LA Universidad de Granada aspiraba a entrar en el club de la excelencia internacional pero sólo ha logrado pasar el corte, dejar de ser «prometedora» y situarse en la segunda división. No reconocerlo sería tan osado como no tomar nota, por segundo año, del mensaje del Gobierno y del comité de expertos que han evaluado los 22 proyectos que concurrían a la convocatoria del CEI: la consigna de fusiones que han impuesto los mercados no es exclusiva del sistema financiero. Las alianzas estratégicas, con otras universidades (o no), con empresas, con centros de referencia, son clave para ganar competitividad y, en nuestro caso, para mantener el prestigio de cinco siglos de liderazgo.
Hay que comunicar mejor, sí, pero también «hacer autocrítica» (como confesó el rector al conocer el fallo del jurado) y reforzar el proyecto BioTic con que competía la Universidad. No es un fracaso tener el sello de excelencia regional, pero es una categoría que no se corresponde ni con la dimensión de la institución, ni con el nivel de sus docentes e investigadores ni con el impacto de su producción científica. Y no debería entenderse desde una perspectiva política ni territorial. Las universidades de Sevilla y Málaga han sido capaces de poner fin a décadas de rivalidad y concurrir con un proyecto conjunto (Andalucía Tech) que ha logrado el CEI elevándose como ejemplo de vertebración y construcción de la identidad andaluza. El trabajo, sin embargo, empieza ahora: el examen será en 2015 y hay que cumplir los objetivos (principalmente científicos y académicos) porque será sinónimo de prestigio, de atracción de estudiantes y de captación de talentos. Las universidades deberán mostrar su potencial docente e investigador, su vinculación con el tejido productivo del entorno y su capacidad para transformar, desde la innovación, sus zonas de influencia. La UGR, en este escenario, puede conformarse con ser buena o luchar por estar entre las mejores. Lo decía hace unos días el Rey en la apertura del curso universitario: «De nuestro sistema educativo depende, ni más ni menos, que el futuro de España. Y «no basta con que el sistema universitario español esté entre los buenos; debe estar entre los mejores».
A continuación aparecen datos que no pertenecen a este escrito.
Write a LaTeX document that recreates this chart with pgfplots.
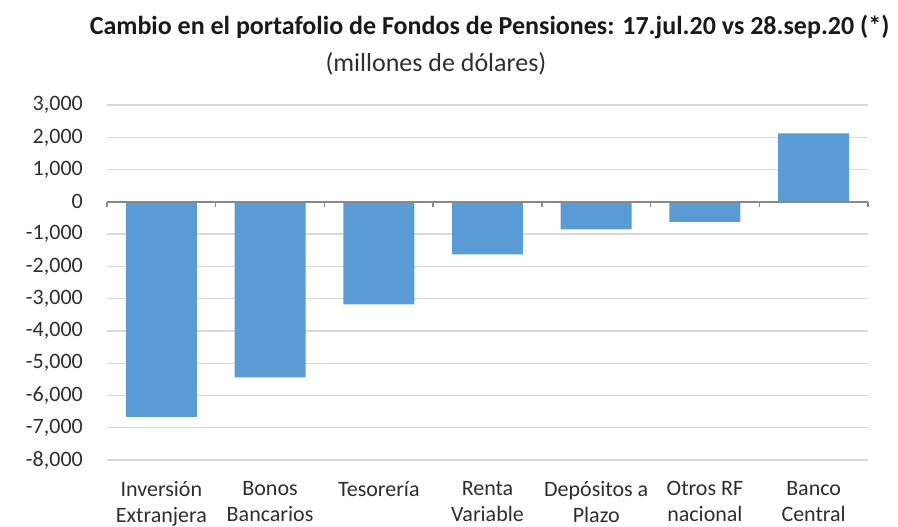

Para alcanzar tal ideal aprobó el Gobierno el año pasado el programa del Campus de Excelencia. Y, efectivamente, es una forma más que justa de incentivar a las universidades con un reparto de fondos que no termine financiando el gasto corriente. Pero realicemos una advertencia: si continúa el ritmo de ‘compensaciones’ que ha imperado en las dos primeras convocatorias, (casi) todas las universidades españolas terminarán siendo un poco ¿excelentes? Preguntémonos, por ejemplo, qué ha pasado con los centros impulsados por el Plan Andaluz de Investigación (PAI) siguiendo criterios políticos y territoriales. No daremos nombres; basta un indicador: ni siquiera aparecen en las estadísticas de investigación. Ni en cantidad ni en calidad. No existen… Miremos, a continuación, a Cataluña. Sus universidades, públicas y privadas, copan los primeros puestos de todos los rankings. Han sido capaces de sobreponerse al ‘pastoreo’ universitario, lograr cierto grado de externalización de sus centros y atraer a los mejores. Hace años que predican la excelencia por derecho propio.
Hace unas semanas, cuando se publicó el Ranking Scimago 2010, me llamó la atención el liderazgo andaluz y nacional que ocupa la Universidad de Córdoba en Ciencias de la Salud (por delante de la UGR) y hoy me surge una pregunta: ¿por qué no ha contado Granada en su proyecto BioTic con los investigadores de Córdoba y del Reina Sofía? ¿Por qué no lo hace para la convocatoria de 2011? Es una alianza que tiene que ver con la lógica de la ciencia, no con la de los localismos ni con la de los feudos. Y podría ser una oportunidad, por qué no, de estar en el club de los mejores, no sólo en el de los buenos.